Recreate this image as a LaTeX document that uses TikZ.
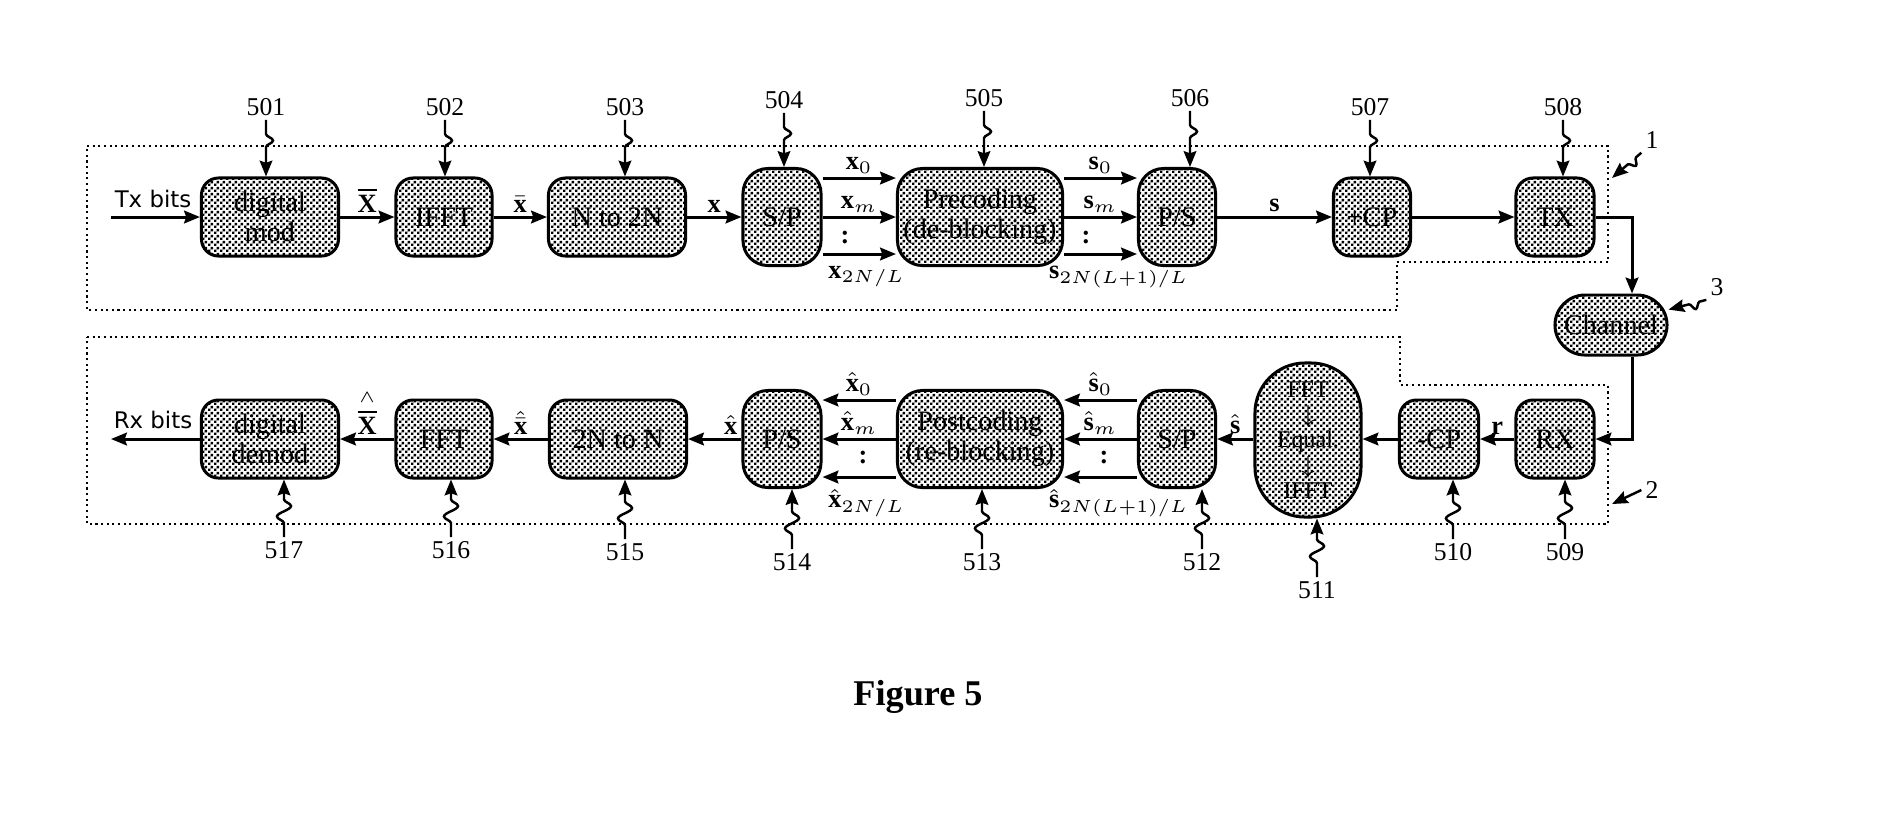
\documentclass[tikz,border=0pt]{standalone}
\usepackage{fontspec}
\setmainfont{Liberation Serif}
\setsansfont{DejaVu Sans}
\usetikzlibrary{arrows.meta,patterns,decorations.pathmorphing}

% fine checker of dots for the blocks
\pgfdeclarepatternformonly{boxdots}{\pgfpointorigin}{\pgfqpoint{1.6pt}{1.6pt}}{\pgfqpoint{1.6pt}{1.6pt}}{%
  \pgfpathrectangle{\pgfqpoint{0pt}{0pt}}{\pgfqpoint{0.72pt}{0.72pt}}%
  \pgfpathrectangle{\pgfqpoint{0.8pt}{0.8pt}}{\pgfqpoint{0.72pt}{0.72pt}}%
  \pgfusepath{fill}}

\tikzset{
  blk/.style={draw,line width=0.85pt,pattern=boxdots,rounded corners=0.17cm,minimum height=0.78cm,
    inner sep=1pt,align=center,font=\fontsize{8}{8.5}\selectfont},
  tall/.style={blk,minimum height=0.97cm,rounded corners=0.25cm},
  sig/.style={line width=0.85pt,-{Stealth[length=4.5pt,width=3.6pt,inset=0.6pt]}},
  lead/.style={line width=0.7pt,-{Stealth[length=4.5pt,width=3.6pt,inset=0.6pt]},decorate,
    decoration={snake,amplitude=2pt,segment length=6pt,pre length=4pt,post length=5.5pt}},
  short/.style={decoration={snake,amplitude=1.8pt,segment length=5pt,pre length=2pt,post length=4.5pt}},
  num/.style={font=\fontsize{7.3}{8}\selectfont,inner sep=1pt},
  lbl/.style={font=\fontsize{7.5}{8}\selectfont,inner sep=1pt},
  zone/.style={densely dotted,line width=0.6pt},
}

\begin{document}
\begin{tikzpicture}[x=0.01cm,y=-0.01cm]
	\useasboundingbox (0,0) rectangle (1878,826);
	
	%zones
	\draw[zone] (87,146) -- (1608,146) -- (1608,262) -- (1397,262) -- (1397,310) -- (87,310) -- cycle; %Tx
	\draw[zone] (87,337) -- (1400,337) -- (1400,385) -- (1608,385) -- (1608,524) -- (87,524) -- cycle; %Rx
	
	%rows
	\coordinate (t0) at (0,178);
	\coordinate (t1) at (0,217);
	\coordinate (t2) at (0,254);
	\coordinate (r0) at (0,400);
	\coordinate (r1) at (0,439);
	\coordinate (r2) at (0,477);
	\coordinate (cx) at (1632,0);
	
	%transmitter
	\node[blk,minimum width=1.37cm] (b501) at (270,217) {digital\\mod};
	\node[blk,minimum width=0.96cm] (b502) at (444,217) {IFFT};
	\node[blk,minimum width=1.37cm] (b503) at (617,217) {N to 2N};
	\node[tall,minimum width=0.78cm] (b504) at (782,217) {S/P};
	\node[tall,minimum width=1.65cm] (b505) at (980,217) {Precoding\\(de-blocking)};
	\node[tall,minimum width=0.77cm] (b506) at (1177,217) {P/S};
	\node[blk,minimum width=0.77cm] (b507) at (1372,217) {+CP};
	\node[blk,minimum width=0.78cm] (b508) at (1555,217) {TX};
	\node[blk,minimum width=1.12cm,minimum height=0.6cm,rounded corners=0.3cm] (chan) at (1611,325) {Channel};
	
	%receiver
	\node[blk,minimum width=0.78cm] (b509) at (1555,439) {RX};
	\node[blk,minimum width=0.79cm] (b510) at (1439,439) {-CP};
	\node[blk,minimum width=1.06cm,minimum height=1.54cm,rounded corners=0.5cm,font=\fontsize{6.8}{7.2}\selectfont] (b511) at (1308,440) {FFT\\$\downarrow$\\Equal.\\$\downarrow$\\IFFT};
	\node[tall,minimum width=0.77cm] (b512) at (1177,439) {S/P};
	\node[tall,minimum width=1.65cm] (b513) at (980,439) {Postcoding\\(re-blocking)};
	\node[tall,minimum width=0.78cm] (b514) at (782,439) {P/S};
	\node[blk,minimum width=1.37cm] (b515) at (618,439) {2N to N};
	\node[blk,minimum width=0.96cm] (b516) at (444,439) {FFT};
	\node[blk,minimum width=1.37cm] (b517) at (270,439) {digital\\demod};
	
	%Tx signals
	\coordinate (txin) at (111,217);
	\node[font=\sffamily\fontsize{6.5}{7}\selectfont,inner sep=0pt] (txbits) at (153,199) {Tx bits};
	\draw[sig] (txin) -- (b501);
	\draw[sig] (b501) -- node[lbl,above] (lXb) {$\overline{\mathbf{X}}$} (b502);
	\draw[sig] (b502) -- node[lbl,above] (lxb) {$\bar{\mathbf{x}}$} (b503);
	\draw[sig] (b503) -- node[lbl,above] (lx) {$\mathbf{x}$} (b504);
	\draw[sig] (b504.east |- t0) -- node[lbl,above] (lx0) {$\mathbf{x}_0$} (b505.west |- t0);
	\draw[sig] (b504.east |- t1) -- node[lbl,above] (lxm) {$\mathbf{x}_m$} (b505.west |- t1);
	\draw[sig] (b504.east |- t2) -- node[lbl,below=2pt,pos=0.6] (lxe) {$\mathbf{x}_{2N/L}$} (b505.west |- t2);
	\node[lbl] (dx) at (845,237) {\textbf{:}};
	\draw[sig] (b505.east |- t0) -- node[lbl,above] (ls0) {$\mathbf{s}_0$} (b506.west |- t0);
	\draw[sig] (b505.east |- t1) -- node[lbl,above] (lsm) {$\mathbf{s}_m$} (b506.west |- t1);
	\draw[sig] (b505.east |- t2) -- node[lbl,below=2pt,pos=0.75] (lse) {$\mathbf{s}_{2N(L+1)/L}$} (b506.west |- t2);
	\node[lbl] (ds) at (1086,237) {\textbf{:}};
	\draw[sig] (b506) -- node[lbl,above] (ls) {$\mathbf{s}$} (b507);
	\draw[sig] (b507) -- (b508);
	\draw[sig] (b508.east) -| (chan.north -| cx);
	
	%Rx signals
	\coordinate (rxout) at (111,439);
	\node[font=\sffamily\fontsize{6.5}{7}\selectfont,inner sep=0pt] (rxbits) at (153,420) {Rx bits};
	\draw[sig] (chan.south -| cx) |- (b509.east);
	\draw[sig] (b509) -- node[lbl,above] (lr) {$\mathbf{r}$} (b510);
	\draw[sig] (b510) -- (b511.east |- r1);
	\draw[sig] (b511.west |- r1) -- node[lbl,above] (lsh) {$\hat{\mathbf{s}}$} (b512);
	\draw[sig] (b512.west |- r0) -- node[lbl,above] (lsh0) {$\hat{\mathbf{s}}_0$} (b513.east |- r0);
	\draw[sig] (b512.west |- r1) -- node[lbl,above] (lshm) {$\hat{\mathbf{s}}_m$} (b513.east |- r1);
	\draw[sig] (b512.west |- r2) -- node[lbl,below=2pt,pos=0.25] (lshe) {$\hat{\mathbf{s}}_{2N(L+1)/L}$} (b513.east |- r2);
	\node[lbl] (dsh) at (1104,457) {\textbf{:}};
	\draw[sig] (b513.west |- r0) -- node[lbl,above] (lxh0) {$\hat{\mathbf{x}}_0$} (b514.east |- r0);
	\draw[sig] (b513.west |- r1) -- node[lbl,above] (lxhm) {$\hat{\mathbf{x}}_m$} (b514.east |- r1);
	\draw[sig] (b513.west |- r2) -- node[lbl,below=2pt,pos=0.4] (lxhe) {$\hat{\mathbf{x}}_{2N/L}$} (b514.east |- r2);
	\node[lbl] (dxh) at (863,457) {\textbf{:}};
	\draw[sig] (b514) -- node[lbl,above,pos=0.2] (lxh) {$\hat{\mathbf{x}}$} (b515);
	\draw[sig] (b515) -- node[lbl,above] (lxbh) {$\hat{\bar{\mathbf{x}}}$} (b516);
	\draw[sig] (b516) -- node[lbl,above] (lXbh) {$\stackrel{\wedge}{\overline{\mathbf{X}}}$} (b517);
	\draw[sig] (b517) -- (rxout);
	
	%reference numbers, top
	\node[num] (l501) at (266,107) {501};
	\node[num] (l502) at (445,107) {502};
	\node[num] (l503) at (625,107) {503};
	\node[num] (l504) at (784,100) {504};
	\node[num] (l505) at (984,98) {505};
	\node[num] (l506) at (1190,98) {506};
	\node[num] (l507) at (1370,107) {507};
	\node[num] (l508) at (1563,107) {508};
	\foreach \n in {501,...,508}
		\draw[lead] (l\n.south) -- (b\n.north -| l\n);
	
	%reference numbers, bottom
	\node[num] (l509) at (1565,552) {509};
	\node[num] (l510) at (1453,552) {510};
	\node[num] (l511) at (1317,590) {511};
	\node[num] (l512) at (1202,562) {512};
	\node[num] (l513) at (982,562) {513};
	\node[num] (l514) at (792,562) {514};
	\node[num] (l515) at (625,552) {515};
	\node[num] (l516) at (451,550) {516};
	\node[num] (l517) at (284,550) {517};
	\foreach \n in {509,...,517}
		\draw[lead] (l\n.north) -- (b\n.south -| l\n);
	
	%zone and channel numbers
	\coordinate (txz) at (1612,178);
	\coordinate (rxz) at (1612,504);
	\node[num] (l1) at (1652,140) {1};
	\node[num] (l2) at (1652,490) {2};
	\node[num] (l3) at (1717,287) {3};
	\draw[lead,short] (l1.south west) -- (txz);
	\draw[lead,short] (l2.west) -- (rxz);
	\draw[lead,short] (l3.south west) -- (chan.15);
	
	\node[font=\bfseries\fontsize{10.3}{12}\selectfont] (fig) at (918,697) {Figure 5};
\end{tikzpicture}
\end{document}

· · · ·

Task directions: Repeat the lines exactly as they stand, from the opening line of the data through the line with "(cx) at (1632,0);". Pictures stay out of the copy.

Full response:
Recreate this image as a LaTeX document that uses TikZ.
\documentclass[tikz,border=0pt]{standalone}
\usepackage{fontspec}
\setmainfont{Liberation Serif}
\setsansfont{DejaVu Sans}
\usetikzlibrary{arrows.meta,patterns,decorations.pathmorphing}

% fine checker of dots for the blocks
\pgfdeclarepatternformonly{boxdots}{\pgfpointorigin}{\pgfqpoint{1.6pt}{1.6pt}}{\pgfqpoint{1.6pt}{1.6pt}}{%
  \pgfpathrectangle{\pgfqpoint{0pt}{0pt}}{\pgfqpoint{0.72pt}{0.72pt}}%
  \pgfpathrectangle{\pgfqpoint{0.8pt}{0.8pt}}{\pgfqpoint{0.72pt}{0.72pt}}%
  \pgfusepath{fill}}

\tikzset{
  blk/.style={draw,line width=0.85pt,pattern=boxdots,rounded corners=0.17cm,minimum height=0.78cm,
    inner sep=1pt,align=center,font=\fontsize{8}{8.5}\selectfont},
  tall/.style={blk,minimum height=0.97cm,rounded corners=0.25cm},
  sig/.style={line width=0.85pt,-{Stealth[length=4.5pt,width=3.6pt,inset=0.6pt]}},
  lead/.style={line width=0.7pt,-{Stealth[length=4.5pt,width=3.6pt,inset=0.6pt]},decorate,
    decoration={snake,amplitude=2pt,segment length=6pt,pre length=4pt,post length=5.5pt}},
  short/.style={decoration={snake,amplitude=1.8pt,segment length=5pt,pre length=2pt,post length=4.5pt}},
  num/.style={font=\fontsize{7.3}{8}\selectfont,inner sep=1pt},
  lbl/.style={font=\fontsize{7.5}{8}\selectfont,inner sep=1pt},
  zone/.style={densely dotted,line width=0.6pt},
}

\begin{document}
\begin{tikzpicture}[x=0.01cm,y=-0.01cm]
	\useasboundingbox (0,0) rectangle (1878,826);
	
	%zones
	\draw[zone] (87,146) -- (1608,146) -- (1608,262) -- (1397,262) -- (1397,310) -- (87,310) -- cycle; %Tx
	\draw[zone] (87,337) -- (1400,337) -- (1400,385) -- (1608,385) -- (1608,524) -- (87,524) -- cycle; %Rx
	
	%rows
	\coordinate (t0) at (0,178);
	\coordinate (t1) at (0,217);
	\coordinate (t2) at (0,254);
	\coordinate (r0) at (0,400);
	\coordinate (r1) at (0,439);
	\coordinate (r2) at (0,477);
	\coordinate (cx) at (1632,0);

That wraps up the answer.